PROMPT:
Lines from the one containing "Recreate this image" to the one containing "a_star_tau2 = [31.7, 27, 35]", both lines included, are to be extracted exactly from the data below; pictures are excluded.

** START OF INPUT RECORDS **

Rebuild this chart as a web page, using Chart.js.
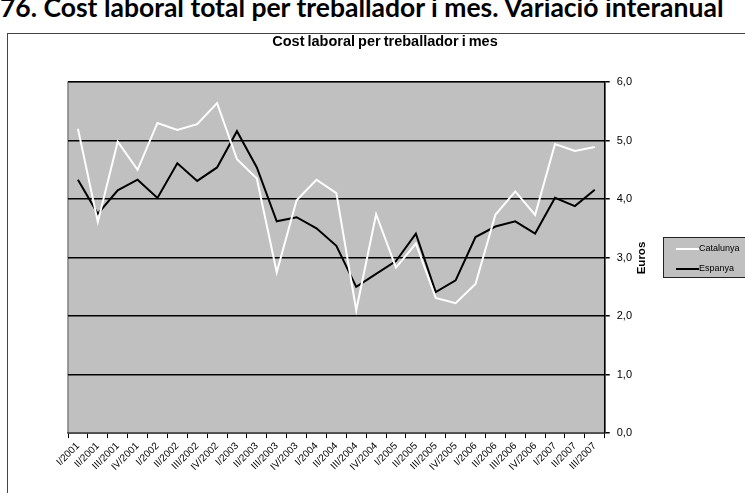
<!DOCTYPE html>
<html>
<head>
<meta charset="utf-8">
<script src="https://cdn.jsdelivr.net/npm/chart.js@4"></script>
<style>
  body { margin: 0; width: 745px; height: 493px; overflow: hidden; background: #fff; position: relative; font-family: "Liberation Sans", Arial, sans-serif; }
  #heading { position: absolute; left: 0; top: -9px; font: bold 26.5px Lato, "Liberation Sans", sans-serif; white-space: nowrap; color: #000; }
  #frame { position: absolute; left: 7px; top: 33px; width: 800px; height: 500px; border-left: 1.5px solid #444; border-top: 1.5px solid #444; }
  #chart { position: absolute; left: 0; top: 0; }
  #title { position: absolute; left: 385px; top: 41px; transform: translate(-50%, -50%); font: bold 14.5px "Liberation Sans", Arial, sans-serif; white-space: nowrap; word-spacing: -1px; }
  #ytitle { position: absolute; left: 641px; top: 258px; transform: translate(-50%, -50%) rotate(-90deg); font: bold 11.5px "Liberation Sans", Arial, sans-serif; white-space: nowrap; }
  #legend { position: absolute; left: 663px; top: 237px; width: 90px; height: 41px; background: #c0c0c0; border: 1px solid #222; box-sizing: border-box; }
  .item { position: absolute; left: 12px; font: 9px "Liberation Sans", Arial, sans-serif; }
  .item span.line { position: absolute; left: 0; top: 5px; width: 23px; height: 1.5px; }
  .item span.txt { position: absolute; left: 23px; top: 0; white-space: nowrap; }
</style>
</head>
<body>
<div id="heading">76. Cost laboral total per treballador i mes. Variació interanual</div>
<div id="frame"></div>
<canvas id="chart" width="745" height="493"></canvas>
<div id="title">Cost laboral per treballador i mes</div>
<div id="ytitle">Euros</div>
<div id="legend">
  <div class="item" style="top:5px"><span class="line" style="background:#fff"></span><span class="txt">Catalunya</span></div>
  <div class="item" style="top:25px"><span class="line" style="background:#000"></span><span class="txt">Espanya</span></div>
</div>
<script>
// trimestres
const quarters = [
  "I/2001", "II/2001", "III/2001", "IV/2001",
  "I/2002", "II/2002", "III/2002", "IV/2002",
  "I/2003", "II/2003", "III/2003", "IV/2003",
  "I/2004", "II/2004", "III/2004", "IV/2004",
  "I/2005", "II/2005", "III/2005", "IV/2005",
  "I/2006", "II/2006", "III/2006", "IV/2006",
  "I/2007", "II/2007", "III/2007"
];

// variacio interanual (%)
const catalunya = [5.20, 3.61, 4.98, 4.50, 5.30, 5.18, 5.28, 5.64, 4.68, 4.35, 2.75, 3.98, 4.33, 4.10,
                   2.10, 3.74, 2.83, 3.24, 2.31, 2.22, 2.55, 3.73, 4.13, 3.73, 4.94, 4.82, 4.89];
const espanya = [4.33, 3.75, 4.15, 4.33, 4.02, 4.61, 4.31, 4.54, 5.16, 4.54, 3.62, 3.69, 3.50, 3.20,
                 2.50, 2.72, 2.94, 3.41, 2.41, 2.61, 3.35, 3.53, 3.62, 3.41, 4.02, 3.88, 4.16];

const yMin = 0;
const yMax = 6;
const yStep = 1;

// fons gris de l'area del grafic
const plotBg = {
  id: 'plotBg',
  beforeDraw(chart) {
    const ctx = chart.ctx;
    const a = chart.chartArea;
    ctx.save();
    ctx.fillStyle = '#c0c0c0';
    ctx.fillRect(a.left, a.top, a.right - a.left, a.bottom - a.top);
    ctx.strokeStyle = '#808080';
    ctx.lineWidth = 1.5;
    ctx.strokeRect(a.left, a.top, a.right - a.left, a.bottom - a.top);
    ctx.restore();
  }
};

const data = {
  labels: quarters,
  datasets: [
    { label: "Catalunya", data: catalunya, borderColor: '#ffffff', borderWidth: 2, pointRadius: 0, tension: 0 },
    { label: "Espanya", data: espanya, borderColor: '#000000', borderWidth: 2, pointRadius: 0, tension: 0 }
  ]
};

const config = {
  type: 'line',
  data: data,
  options: {
    responsive: false,
    animation: false,
    layout: { padding: { left: 68, right: 106, top: 82, bottom: 18 } },
    plugins: {
      legend: { display: false },
      tooltip: { enabled: false }
    },
    scales: {
      x: {
        offset: true,
        grid: { offset: true, drawOnChartArea: false, color: '#000', tickLength: 5 },
        border: { color: '#555', width: 1.5 },
        ticks: {
          color: '#000',
          minRotation: 45, maxRotation: 45,
          autoSkip: false,
          padding: 2,
          font: { family: '"Liberation Sans", Arial, sans-serif', size: 10 }
        }
      },
      y: {
        position: 'right',
        min: yMin, max: yMax,
        grid: { color: '#000', lineWidth: 1.5, tickLength: 5 },
        border: { color: '#000', width: 1.5 },
        ticks: {
          stepSize: yStep,
          color: '#000',
          padding: 7,
          font: { family: '"Liberation Sans", Arial, sans-serif', size: 11 },
          callback: v => v.toFixed(1).replace('.', ',')
        }
      }
    }
  },
  plugins: [plotBg]
};

new Chart(document.getElementById("chart"), config);
</script>
</body>
</html>
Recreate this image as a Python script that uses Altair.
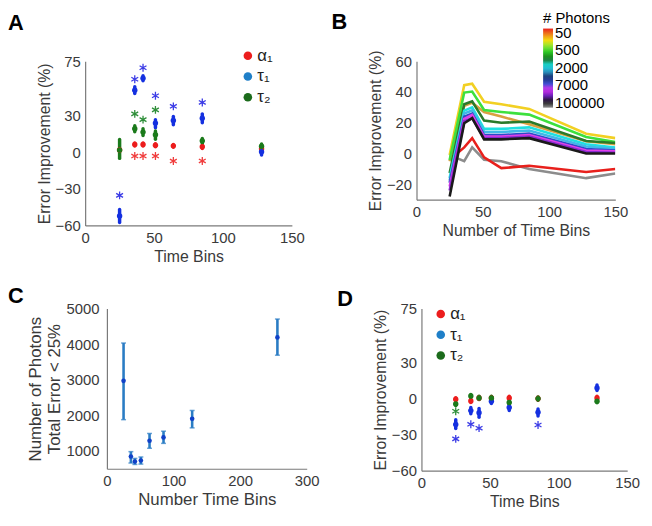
import altair as alt
import pandas as pd

FONT = "Liberation Sans"
TXT = "#3a3a3a"

SERIES = ["α₁", "τ₁", "τ₂"]
POINT_COLORS = ["#ec1d1d", "#1430e0", "#1b7a1b"]
STAR_COLORS = ["#f03c3c", "#3c3ce6", "#2f8f3a"]
LEGEND_COLORS = ["#ec1d1d", "#1f7fc8", "#1b6b1b"]
STAR = "M0,-1L0,1M-0.87,-0.5L0.87,0.5M-0.87,0.5L0.87,-0.5"

# ---------------- Panel A ----------------
a_alpha1_x = [25, 36, 42, 51, 64, 85, 128]
a_alpha1 = [2, 6.5, 6.5, 5.9, 5.4, 4.6, 3]
a_alpha1_lo = [0.5, 5.3, 5.3, 4.7, 4.2, 3.2, 1.5]
a_alpha1_hi = [3.5, 7.7, 7.7, 7.1, 6.6, 6.0, 4.5]
a_tau1_x = [25, 36, 42, 51, 64, 85, 128]
a_tau1 = [-52.3, 51.2, 61, 24.1, 26.3, 28.1, 0.5]
a_tau1_lo = [-57.7, 48.5, 59, 20.3, 22.8, 24.4, -2.2]
a_tau1_hi = [-47, 54, 63, 26.8, 29.5, 31.7, 3.2]
a_tau2_x = [25, 36, 42, 51, 85, 128]
a_tau2 = [1.9, 19.5, 16.7, 14.6, 9.5, 5.1]
a_tau2_lo = [-4.9, 17, 14, 10.8, 7.5, 3]
a_tau2_hi = [10.6, 22, 19.5, 17.6, 11.5, 7]
a_star_alpha1_x = [36, 42, 51, 64, 85]
a_star_alpha1 = [-3, -3, -3, -7.1, -7]
a_star_tau1_x = [25, 36, 42, 51, 64, 85]
a_star_tau1 = [-35.3, 60.2, 69.6, 46.6, 37.9, 41.1]
a_star_tau2_x = [36, 42, 51]
a_star_tau2 = [31.7, 27, 35]

# ---------------- Panel D ----------------
d_alpha1_x = [25, 36, 42, 51, 64, 85, 128]
d_alpha1 = [-0.5, -1.9, 0.5, 0.5, 0.6, 0, 0.6]
d_alpha1_lo = [-1.8, -3.2, -0.8, -0.8, -0.7, -1.3, -0.7]
d_alpha1_hi = [0.8, -0.6, 1.8, 1.8, 1.9, 1.3, 1.9]
d_tau1_x = [25, 36, 42, 51, 64, 85, 128]
d_tau1 = [-21.6, -10, -11.8, -2.1, -7.3, -11.3, 8.9]
d_tau1_lo = [-24.8, -12.7, -15.5, -4, -10, -14.5, 6.7]
d_tau1_hi = [-17.5, -7.3, -8.2, -0.4, -4.6, -8.6, 11.4]
d_tau2_x = [25, 36, 42, 51, 64, 85, 128]
d_tau2 = [-4.5, 2.2, 0.6, 0.6, -3.2, 0, -2.1]
d_tau2_lo = [-5.8, 0.9, -0.7, -0.7, -4.5, -1.3, -3.4]
d_tau2_hi = [-3.2, 3.5, 1.9, 1.9, -1.9, 1.3, -0.8]
d_star_tau1_x = [25, 36, 42, 85]
d_star_tau1 = [-33.5, -21.4, -24.6, -22]
d_star_tau2_x = [25]
d_star_tau2 = [-10.5]

# ---------------- Panel B ----------------
b_x = [25, 36, 42, 51, 64, 85, 128, 150]
b_names = ["gray", "red", "orange", "yellow", "green", "darkgreen",
           "cyan", "lightblue", "blue", "magenta", "purple", "black"]
b_colors = ["#8c8c8c", "#e8201c", "#d9a040", "#f2d023", "#3de03d", "#2a7a2a",
            "#20e0e0", "#40b8e8", "#2a4cc8", "#e040e8", "#8a2ad0", "#1a1a1a"]
b_values = [
    [-1, -5, 4, -4, -5, -10, -16, -13],
    [-4, 4, 10, -2.5, -9.5, -8, -12, -10],
    [-5, 31, 33, 27, 24, 19, 8, 6],
    [-1, 44.4, 45.4, 33.6, 32, 29, 12.9, 10],
    [-4.3, 39.6, 40.3, 28.3, 27, 25.3, 10.7, 7.5],
    [-12.7, 32, 34, 21.4, 20, 20.8, 8.1, 6.9],
    [-16, 27.9, 30, 16, 16, 17, 6, 3.9],
    [-17.5, 26, 28, 14, 14, 15, 4.5, 3],
    [-19, 24, 26, 12, 12, 13, 3, 2],
    [-21.5, 22.5, 25, 11, 11, 12, 2, 1.5],
    [-24, 21, 23, 10, 10, 11, 1, 0.5],
    [-28, 19.7, 23, 9.2, 9.2, 10, 0, 0],
]
# colour bar, listed from bottom (position 0) to top (position 1)
cb_colors = ["#909090", "#101010", "#7020c0", "#e030f0", "#3050d0", "#1a2a6a",
             "#2aa0c8", "#18e0e0", "#1a6a1a", "#20c020", "#7de83a", "#f2e010",
             "#f08a1a", "#e8201c"]
cb_labels = ["50", "500", "2000", "7000", "100000"]
cb_label_pos = [0.94, 0.725, 0.5, 0.29, 0.06]

# ---------------- Panel C ----------------
c_x = [25, 36, 42, 51, 64, 85, 128, 256]
c_y = [2968, 842, 703, 730, 1286, 1379, 1905, 4187]
c_lo = [1878, 660, 620, 630, 1074, 1212, 1647, 3688]
c_hi = [4030, 980, 790, 830, 1490, 1554, 2136, 4704]


def letter_layer(letter, dx, dy):
    return alt.Chart(pd.DataFrame({"t": [letter]})).mark_text(
        fontSize=22, fontWeight="bold", font=FONT, color="black",
        align="left", baseline="alphabetic").encode(
        text="t:N", x=alt.value(dx), y=alt.value(dy))


def letter_chart(letter, dy):
    return letter_layer(letter, 0, dy).properties(width=1, height=1)


def err_panel(series_data, star_data, lx, ly, w, h, extra=None):
    rows = []
    for si, (xs, ys, los, his) in enumerate(series_data):
        for xv, yv, lo, hi in zip(xs, ys, los, his):
            rows.append({"series": SERIES[si], "x": xv, "y": yv, "lo": lo, "hi": hi,
                         "color": POINT_COLORS[si]})
    pdf = pd.DataFrame(rows)
    srows = []
    for si, (xs, ys) in enumerate(star_data):
        for xv, yv in zip(xs, ys):
            srows.append({"x": xv, "y": yv, "color": STAR_COLORS[si]})
    sdf = pd.DataFrame(srows)
    xsc = alt.Scale(domain=[0, 150], nice=False)
    ysc = alt.Scale(domain=[-60, 75], nice=False)
    xax = alt.Axis(values=[0, 50, 100, 150], title="Time Bins")
    yax = alt.Axis(values=[-60, -30, 0, 30, 75], title="Error Improvement (%)")
    rules = alt.Chart(pdf).mark_rule(strokeWidth=3.5, strokeCap="round").encode(
        x=alt.X("x:Q", scale=xsc, axis=xax),
        y=alt.Y("lo:Q", scale=ysc, axis=yax),
        y2="hi:Q",
        color=alt.Color("color:N", scale=None),
    )
    dots = alt.Chart(pdf).mark_circle(size=30, opacity=1).encode(
        x="x:Q", y="y:Q", color=alt.Color("color:N", scale=None))
    stars = alt.Chart(sdf).mark_point(shape=STAR, filled=False, size=64,
                                      strokeWidth=1.3, opacity=1).encode(
        x="x:Q", y="y:Q", color=alt.Color("color:N", scale=None))
    ldf = pd.DataFrame({"series": SERIES})
    leg = alt.Chart(ldf).mark_circle(opacity=0).encode(
        x=alt.value(0), y=alt.value(0),
        fill=alt.Fill("series:N", scale=alt.Scale(domain=SERIES, range=LEGEND_COLORS),
                      legend=alt.Legend(title=None, orient="none", legendX=lx, legendY=ly,
                                        labelFontSize=17, labelFont=FONT, labelColor="#222",
                                        symbolType="circle", symbolSize=75, symbolOpacity=1,
                                        symbolStrokeWidth=0, rowPadding=3, labelOffset=1,
                                        padding=0)),
    )
    layers = [leg, rules, dots, stars] + ([extra] if extra is not None else [])
    return alt.layer(*layers).properties(width=w, height=h)


panel_a = err_panel(
    [(a_alpha1_x, a_alpha1, a_alpha1_lo, a_alpha1_hi),
     (a_tau1_x, a_tau1, a_tau1_lo, a_tau1_hi),
     (a_tau2_x, a_tau2, a_tau2_lo, a_tau2_hi)],
    [(a_star_alpha1_x, a_star_alpha1), (a_star_tau1_x, a_star_tau1),
     (a_star_tau2_x, a_star_tau2)],
    156, -14, 209, 166)

panel_d = err_panel(
    [(d_alpha1_x, d_alpha1, d_alpha1_lo, d_alpha1_hi),
     (d_tau1_x, d_tau1, d_tau1_lo, d_tau1_hi),
     (d_tau2_x, d_tau2, d_tau2_lo, d_tau2_hi)],
    [([], []), (d_star_tau1_x, d_star_tau1), (d_star_tau2_x, d_star_tau2)],
    11, -3, 208, 164, extra=letter_layer("D", -85, -3))

# Panel B
brows = []
for i, (nm, col, vals) in enumerate(zip(b_names, b_colors, b_values)):
    for xv, yv in zip(b_x, vals):
        brows.append({"series": f"{i:02d}_{nm}", "x": xv, "y": yv, "color": col})
bdf = pd.DataFrame(brows)
lines_b = alt.Chart(bdf).mark_line(strokeWidth=2.6, clip=True).encode(
    x=alt.X("x:Q", scale=alt.Scale(domain=[0, 150], nice=False),
            axis=alt.Axis(values=[0, 50, 100, 150], title="Number of Time Bins")),
    y=alt.Y("y:Q", scale=alt.Scale(domain=[-30, 60], nice=False),
            axis=alt.Axis(values=[-20, 0, 20, 40, 60], title="Error Improvement (%)")),
    detail="series:N",
    stroke=alt.Stroke("color:N", scale=None),
)
n_cb = len(cb_colors)
cb_pos = [i / (n_cb - 1) for i in range(n_cb)]
label_expr = "''"
for pos, lab in reversed(list(zip(cb_label_pos, cb_labels))):
    label_expr = f"datum.value == {pos} ? '{lab}' : ({label_expr})"
cbdf = pd.DataFrame({"lvl": cb_pos})
cbar = alt.Chart(cbdf).mark_point(opacity=0).encode(
    x=alt.value(0), y=alt.value(0),
    color=alt.Color("lvl:Q",
                    scale=alt.Scale(domain=cb_pos, range=cb_colors, interpolate="rgb"),
                    legend=alt.Legend(title="# Photons", orient="none", legendX=128, legendY=-51,
                                      direction="vertical", gradientLength=80,
                                      gradientThickness=10, gradientStrokeWidth=0,
                                      values=cb_label_pos, labelExpr=label_expr,
                                      labelOverlap=False, labelFontSize=15, labelFont=FONT,
                                      labelColor="black", labelOffset=2, labelBaseline="middle",
                                      titleFontSize=15, titleFont=FONT, titleColor="black",
                                      titleFontWeight="normal", titlePadding=3, padding=0)),
)
panel_b = alt.layer(cbar, lines_b, letter_layer("B", -86, -33)).properties(width=201, height=140)

# Panel C
cdf = pd.DataFrame({"x": c_x, "y": c_y, "lo": c_lo, "hi": c_hi})
CBLUE = "#2a7cc4"
xsc_c = alt.Scale(domain=[0, 300], nice=False)
ysc_c = alt.Scale(domain=[500, 5000], nice=False)
bars_c = alt.Chart(cdf).mark_rule(strokeWidth=2.6, color=CBLUE).encode(
    x=alt.X("x:Q", scale=xsc_c, axis=alt.Axis(values=[0, 50, 100, 150, 200, 250, 300],
                                              title="Number Time Bins", titleFontSize=17)),
    y=alt.Y("lo:Q", scale=ysc_c,
            axis=alt.Axis(values=[1000, 2000, 3000, 4000, 5000], format="d",
                          title=["Number of Photons", "Total Error < 25%"],
                          titleFontSize=17, labelPadding=8)),
    y2="hi:Q",
)
cap_lo = alt.Chart(cdf).mark_tick(orient="horizontal", size=5, thickness=1.5, color=CBLUE).encode(
    x="x:Q", y="lo:Q")
cap_hi = alt.Chart(cdf).mark_tick(orient="horizontal", size=5, thickness=1.5, color=CBLUE).encode(
    x="x:Q", y="hi:Q")
dots_c = alt.Chart(cdf).mark_circle(size=22, opacity=1, color="#1040c8").encode(x="x:Q", y="y:Q")
panel_c = alt.layer(bars_c, cap_lo, cap_hi, dots_c).properties(width=202, height=162)

IND = dict(color="independent", fill="independent", stroke="independent")


def hc(*charts, spacing):
    return alt.hconcat(*charts, spacing=spacing).resolve_scale(**IND).resolve_legend(**IND)


row1 = hc(hc(letter_chart("A", -32), panel_a, spacing=12), panel_b, spacing=27)
row2 = hc(hc(letter_chart("C", -6), panel_c, spacing=2), panel_d, spacing=18)
chart = alt.vconcat(row1, row2, spacing=21).resolve_scale(**IND).resolve_legend(**IND).properties(
    padding={"left": 0, "top": 0, "right": 4, "bottom": 4}
).configure_view(stroke=None).configure_axis(
    grid=False, ticks=False, labelFont=FONT, labelFontSize=15, labelColor=TXT,
    titleFont=FONT, titleFontSize=16, titleFontWeight="normal", titleColor=TXT,
    domainColor="#7a7a7a", domainWidth=1.2, labelPadding=5, titlePadding=3,
    labelFlush=False,
)

chart.save("out.html", embed_options={"renderer": "svg", "actions": False})
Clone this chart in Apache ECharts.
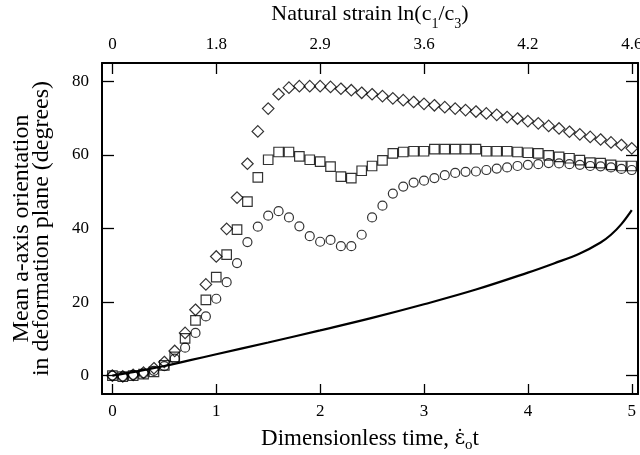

** END OF INPUT RECORDS **

SOLVED PROBLEM:
Recreate this image as a Python script that uses Altair.
import altair as alt
import pandas as pd

FONT = "Liberation Sans"
TXT = "#3a3a3a"

SERIES = ["α₁", "τ₁", "τ₂"]
POINT_COLORS = ["#ec1d1d", "#1430e0", "#1b7a1b"]
STAR_COLORS = ["#f03c3c", "#3c3ce6", "#2f8f3a"]
LEGEND_COLORS = ["#ec1d1d", "#1f7fc8", "#1b6b1b"]
STAR = "M0,-1L0,1M-0.87,-0.5L0.87,0.5M-0.87,0.5L0.87,-0.5"

# ---------------- Panel A ----------------
a_alpha1_x = [25, 36, 42, 51, 64, 85, 128]
a_alpha1 = [2, 6.5, 6.5, 5.9, 5.4, 4.6, 3]
a_alpha1_lo = [0.5, 5.3, 5.3, 4.7, 4.2, 3.2, 1.5]
a_alpha1_hi = [3.5, 7.7, 7.7, 7.1, 6.6, 6.0, 4.5]
a_tau1_x = [25, 36, 42, 51, 64, 85, 128]
a_tau1 = [-52.3, 51.2, 61, 24.1, 26.3, 28.1, 0.5]
a_tau1_lo = [-57.7, 48.5, 59, 20.3, 22.8, 24.4, -2.2]
a_tau1_hi = [-47, 54, 63, 26.8, 29.5, 31.7, 3.2]
a_tau2_x = [25, 36, 42, 51, 85, 128]
a_tau2 = [1.9, 19.5, 16.7, 14.6, 9.5, 5.1]
a_tau2_lo = [-4.9, 17, 14, 10.8, 7.5, 3]
a_tau2_hi = [10.6, 22, 19.5, 17.6, 11.5, 7]
a_star_alpha1_x = [36, 42, 51, 64, 85]
a_star_alpha1 = [-3, -3, -3, -7.1, -7]
a_star_tau1_x = [25, 36, 42, 51, 64, 85]
a_star_tau1 = [-35.3, 60.2, 69.6, 46.6, 37.9, 41.1]
a_star_tau2_x = [36, 42, 51]
a_star_tau2 = [31.7, 27, 35]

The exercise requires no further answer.